You can have one indexed queryable field per App. An indexed queryable field is a global queryable field that must be present and use the same eligible data type in each collection you sync.
For more information, refer to Queryable Field Scopes and Indexed Queryable Fields.
For best performance, open a synced realm with a broad query. Then, add more refined queries to expose targeted sets of data in the client application. Slicing off working sets from a broad query provides better performance than opening multiple synced realms using more granular queries.

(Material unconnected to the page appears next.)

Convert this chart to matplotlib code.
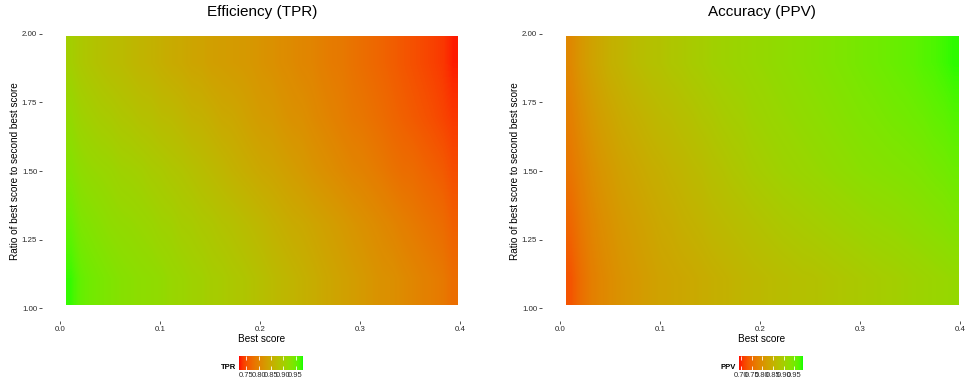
import numpy as np
import matplotlib
matplotlib.use("Agg")
import matplotlib.pyplot as plt
from matplotlib.colors import ListedColormap, Normalize

plt.rcParams['font.family'] = ['Liberation Sans', 'DejaVu Sans']

# tile grid (best score columns, ratio rows)
best_score = [0.01 * (i + 1) for i in range(39)]
ratio_rows = [1.1, 1.3, 1.5, 1.7, 1.9]

# TPR, one list per ratio row (bottom to top)
tpr_r11 = [0.972, 0.954, 0.946, 0.941, 0.936, 0.931, 0.928, 0.925, 0.923, 0.920,
           0.915, 0.912, 0.907, 0.905, 0.899, 0.897, 0.892, 0.889, 0.884, 0.879,
           0.873, 0.868, 0.863, 0.858, 0.853, 0.847, 0.842, 0.837, 0.832, 0.827,
           0.821, 0.816, 0.814, 0.808, 0.803, 0.798, 0.793, 0.788, 0.777]
tpr_r13 = [0.954, 0.938, 0.933, 0.928, 0.923, 0.920, 0.918, 0.915, 0.912, 0.907,
           0.905, 0.899, 0.897, 0.892, 0.889, 0.884, 0.881, 0.876, 0.871, 0.866,
           0.860, 0.855, 0.850, 0.847, 0.842, 0.837, 0.832, 0.827, 0.821, 0.816,
           0.811, 0.806, 0.801, 0.795, 0.790, 0.785, 0.780, 0.775, 0.764]
tpr_r15 = [0.933, 0.923, 0.918, 0.915, 0.912, 0.907, 0.905, 0.902, 0.897, 0.894,
           0.889, 0.886, 0.881, 0.876, 0.871, 0.866, 0.860, 0.855, 0.850, 0.845,
           0.842, 0.837, 0.832, 0.827, 0.821, 0.816, 0.811, 0.806, 0.801, 0.798,
           0.793, 0.788, 0.782, 0.777, 0.775, 0.769, 0.764, 0.759, 0.749]
tpr_r17 = [0.918, 0.907, 0.902, 0.897, 0.894, 0.889, 0.886, 0.881, 0.879, 0.873,
           0.871, 0.866, 0.860, 0.858, 0.853, 0.847, 0.845, 0.840, 0.834, 0.829,
           0.827, 0.821, 0.816, 0.814, 0.808, 0.803, 0.798, 0.793, 0.788, 0.785,
           0.780, 0.775, 0.769, 0.764, 0.759, 0.754, 0.749, 0.743, 0.736]
tpr_r19 = [0.902, 0.892, 0.886, 0.881, 0.876, 0.873, 0.868, 0.863, 0.860, 0.855,
           0.850, 0.847, 0.842, 0.840, 0.834, 0.832, 0.829, 0.827, 0.824, 0.819,
           0.816, 0.811, 0.808, 0.803, 0.801, 0.795, 0.790, 0.788, 0.782, 0.777,
           0.772, 0.767, 0.762, 0.756, 0.751, 0.746, 0.741, 0.736, 0.725]

# PPV
ppv_r11 = [0.729, 0.756, 0.774, 0.786, 0.795, 0.804, 0.810, 0.816, 0.822, 0.828,
           0.831, 0.834, 0.837, 0.841, 0.845, 0.849, 0.853, 0.857, 0.861, 0.864,
           0.867, 0.870, 0.873, 0.876, 0.877, 0.880, 0.883, 0.886, 0.889, 0.892,
           0.895, 0.898, 0.900, 0.903, 0.906, 0.909, 0.912, 0.915, 0.918]
ppv_r13 = [0.747, 0.768, 0.783, 0.795, 0.804, 0.813, 0.819, 0.825, 0.831, 0.837,
           0.840, 0.846, 0.850, 0.854, 0.860, 0.864, 0.868, 0.872, 0.876, 0.880,
           0.884, 0.888, 0.891, 0.894, 0.897, 0.900, 0.903, 0.906, 0.909, 0.912,
           0.915, 0.917, 0.919, 0.922, 0.925, 0.928, 0.931, 0.934, 0.939]
ppv_r15 = [0.765, 0.780, 0.795, 0.807, 0.816, 0.825, 0.831, 0.837, 0.843, 0.847,
           0.853, 0.857, 0.863, 0.867, 0.874, 0.878, 0.884, 0.888, 0.894, 0.898,
           0.902, 0.906, 0.909, 0.912, 0.915, 0.918, 0.921, 0.924, 0.927, 0.930,
           0.932, 0.934, 0.936, 0.938, 0.940, 0.943, 0.947, 0.950, 0.955]
ppv_r17 = [0.777, 0.795, 0.810, 0.822, 0.831, 0.840, 0.846, 0.852, 0.858, 0.864,
           0.867, 0.873, 0.877, 0.883, 0.887, 0.893, 0.897, 0.900, 0.906, 0.909,
           0.913, 0.916, 0.919, 0.922, 0.925, 0.928, 0.931, 0.934, 0.937, 0.940,
           0.942, 0.945, 0.948, 0.950, 0.953, 0.956, 0.961, 0.964, 0.970]
ppv_r19 = [0.789, 0.810, 0.825, 0.837, 0.849, 0.855, 0.864, 0.870, 0.876, 0.879,
           0.885, 0.888, 0.894, 0.897, 0.903, 0.906, 0.909, 0.912, 0.915, 0.918,
           0.921, 0.924, 0.927, 0.930, 0.933, 0.936, 0.939, 0.942, 0.945, 0.948,
           0.951, 0.954, 0.957, 0.960, 0.963, 0.969, 0.972, 0.978, 0.984]

tpr_limits = (0.72, 0.98)
ppv_limits = (0.69, 0.99)
tpr_breaks = [0.75, 0.80, 0.85, 0.90, 0.95]
ppv_breaks = [0.70, 0.75, 0.80, 0.85, 0.90, 0.95]


def srgb_to_lab(rgb):
    rgb = np.asarray(rgb, dtype=float)
    lin = np.where(rgb <= 0.04045, rgb / 12.92, ((rgb + 0.055) / 1.055) ** 2.4)
    m = np.array([[0.4124, 0.3576, 0.1805],
                  [0.2126, 0.7152, 0.0722],
                  [0.0193, 0.1192, 0.9505]])
    xyz = m @ lin / np.array([0.95047, 1.0, 1.08883])
    f = np.where(xyz > 0.008856, np.cbrt(xyz), 7.787 * xyz + 16 / 116)
    return np.array([116 * f[1] - 16, 500 * (f[0] - f[1]), 200 * (f[1] - f[2])])


def lab_to_srgb(lab):
    L, a, b = lab
    fy = (L + 16) / 116
    f = np.array([fy + a / 500, fy, fy - b / 200])
    xyz = np.where(f > 0.2069, f ** 3, (f - 16 / 116) / 7.787) * np.array([0.95047, 1.0, 1.08883])
    minv = np.array([[3.2406, -1.5372, -0.4986],
                     [-0.9689, 1.8758, 0.0415],
                     [0.0557, -0.2040, 1.0570]])
    lin = np.clip(minv @ xyz, 0, 1)
    rgb = np.where(lin <= 0.0031308, 12.92 * lin, 1.055 * lin ** (1 / 2.4) - 0.055)
    return np.clip(rgb, 0, 1)


# red -> green in Lab space, like ggplot's scale_fill_gradient
lab_lo = srgb_to_lab([1, 0, 0])
lab_hi = srgb_to_lab([0, 1, 0])
cmap = ListedColormap([lab_to_srgb(lab_lo + t * (lab_hi - lab_lo)) for t in np.linspace(0, 1, 256)])

W, H = 969, 385
fig = plt.figure(figsize=(W / 100, H / 100), dpi=100)


def px_box(x0, y0, x1, y1):
    return [x0 / W, 1 - y1 / H, (x1 - x0) / W, (y1 - y0) / H]


def draw_panel(x0, rows, limits, breaks, title, name):
    # x0 is the pixel column of best score 0.0; 1000 px per unit, 274 px per ratio unit
    ax = fig.add_axes(px_box(x0 - 18, 21, x0 + 418, 321))
    grid = np.array(rows)
    norm = Normalize(*limits)
    ax.imshow(grid, origin='lower', cmap=cmap, norm=norm, aspect='auto',
              interpolation='bilinear',
              extent=[best_score[0] - 0.004, best_score[-1] + 0.008, 1.01, 1.99])
    ax.set_xlim(-0.018, 0.418)
    ax.set_ylim(0.953, 2.047)
    ax.set_xticks([0.0, 0.1, 0.2, 0.3, 0.4])
    ax.set_xticklabels(['0.0', '0.1', '0.2', '0.3', '0.4'])
    ax.set_yticks([1.0, 1.25, 1.5, 1.75, 2.0])
    ax.set_yticklabels(['1.00', '1.25', '1.50', '1.75', '2.00'])
    for s in ax.spines.values():
        s.set_visible(False)
    ax.tick_params(length=2, width=0.6, color='#333333', labelsize=5.7,
                   labelcolor='#2b2b2b', pad=1.5)
    ax.set_xlabel('Best score', fontsize=7.2)
    ax.xaxis.set_label_coords((x0 + 202) / W, 1 - 334 / H, transform=fig.transFigure)
    ax.set_ylabel('Ratio of best score to second best score', fontsize=7.2)
    ax.yaxis.set_label_coords((x0 - 40) / W, 1 - 171 / H, transform=fig.transFigure)
    fig.text((x0 + 202) / W, 1 - 12 / H, title, fontsize=11, ha='center', va='center')

    # small horizontal colour bar under the panel
    cx = x0 + 179
    cax = fig.add_axes(px_box(cx, 356, cx + 64, 370))
    cb = fig.colorbar(plt.cm.ScalarMappable(norm=norm, cmap=cmap), cax=cax,
                      orientation='horizontal', ticks=breaks)
    cb.outline.set_visible(False)
    cb.ax.set_xticklabels([f'{b:.2f}' for b in breaks])
    cb.ax.tick_params(direction='in', length=3, width=0.6, color='white',
                      top=True, bottom=True, labelsize=5.5, labelcolor='#2b2b2b', pad=1.2)
    fig.text((cx - 3) / W, 1 - 371 / H, name, fontsize=5.5, fontweight='bold',
             ha='right', va='bottom')
    return ax


draw_panel(60, [tpr_r11, tpr_r13, tpr_r15, tpr_r17, tpr_r19], tpr_limits, tpr_breaks,
           'Efficiency (TPR)', 'TPR')
draw_panel(560, [ppv_r11, ppv_r13, ppv_r15, ppv_r17, ppv_r19], ppv_limits, ppv_breaks,
           'Accuracy (PPV)', 'PPV')

fig.savefig('out.png', dpi=100)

When you configure queryable fields, consider the broad queries you use for Sync, and select fewer fields that support those broad queries.
Example
In a to-do list app, prefer broad queries such as assignee == currentUser
or projectName == selectedProject
for a Sync query. This gives you a
couple of broad fields against which to Sync documents. In the client, you
can further refine your query for things like tasks of a certain priority
or completion status to slice off a working set.
Summary
Device Sync uses space in your synced Atlas cluster to store change history.
Trimming reduces the space usage for Flexible Sync apps, but can cause client resets for clients who have not connected to the backend in more than the client maximum offline time (in days).
Adding additional queryable fields to a flexible sync configuration will increase storage consumed on an Atlas Cluster. Using broad queries and selecting fewer fields that support broad queries decreases storage consumed.